Graduate student workers at the University of Missouri today filled the main-floor lobby of the administration building on the Columbia campus to protest the university’s denial of their bid to be classified as employees.

The Coalition of Graduate Workers, a group of graduate workers seeking collective bargaining rights, says the University of Missouri System has declined to recognize them as employees “because they simply don’t want us to form a graduate employee union,” said Connor Lewis, coalition co-chair.

Graduate students called Wednesday’s 8-hour gathering in the Jesse Hall lobby a “Work-in.” They held classes, office hours and did whatever work they’d scheduled for the day, there in the lobby.

“The work of graduate employees tends to happen out of the public eye,” said coalition co-chair Eric Scott. “Today, we are bringing our labor out into the open.”

MU graudate students have been moving toward forming a graduate student workers’ union since before the fall semester started, when graduate students protested against the university cutting their health insurance subsidies and some tuition waivers.

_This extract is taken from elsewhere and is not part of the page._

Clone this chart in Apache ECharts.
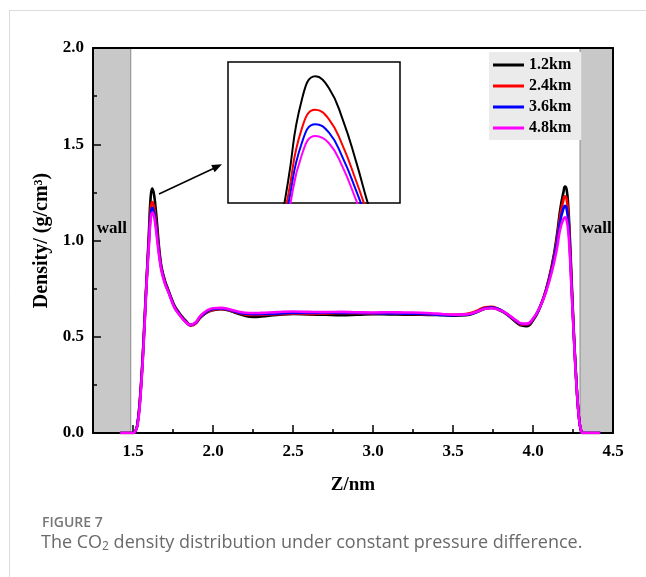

Those decisions have since been reversed but were among the issues at the heart of student protests, including those related to race, that led to the resignation of the system president and the MU chancellor in November. Graduate student assistants have continued, though to complain that their pay was too low.

In his January state of the university address, interim chancellor Hank Foley announced that MU would address graduate students’ pay raise demand by increasing the minimum stipend over the next two school years, effective July 1.

Then two weeks ago, on Feb. 10, the System Vice President for Human Resources, Kelley Stuck, notified graduate workers that the system would not recognize them as university employees without legal action.

“We believe that the university needs clarity on the graduate students’ legal right to organize, as there is no legal precedent or clarity in current Missouri law to make that determination,” Interim System President Mike Middleton said in a statement on that same day.

It also said that MU administrators were working with graduate assistants to address such concerns as workload, and support structures for graduate students. And they said that inaddition to pay increases the university is also working on providing affordable graduate student housing and childcare.

When contacted on Wednesday for a comment MU officials directed The Star to the statement the system had put out two weeks ago.

“We believe that the best approach is for the graduate students and our leadership to continue to engage in direct, ongoing communication to seek and achieve collaborative solutions to relevant issues,” Foley said in the statement.

“We are going to continue trying to organize,” Lewis said. “We are going to take a vote to form a union regardless of whether the university agrees to participate in the process or not.”

He said the coalition’s plan is to hold a graduate student election for all 2,700 on the Columbia campus before the end of this spring’s semester.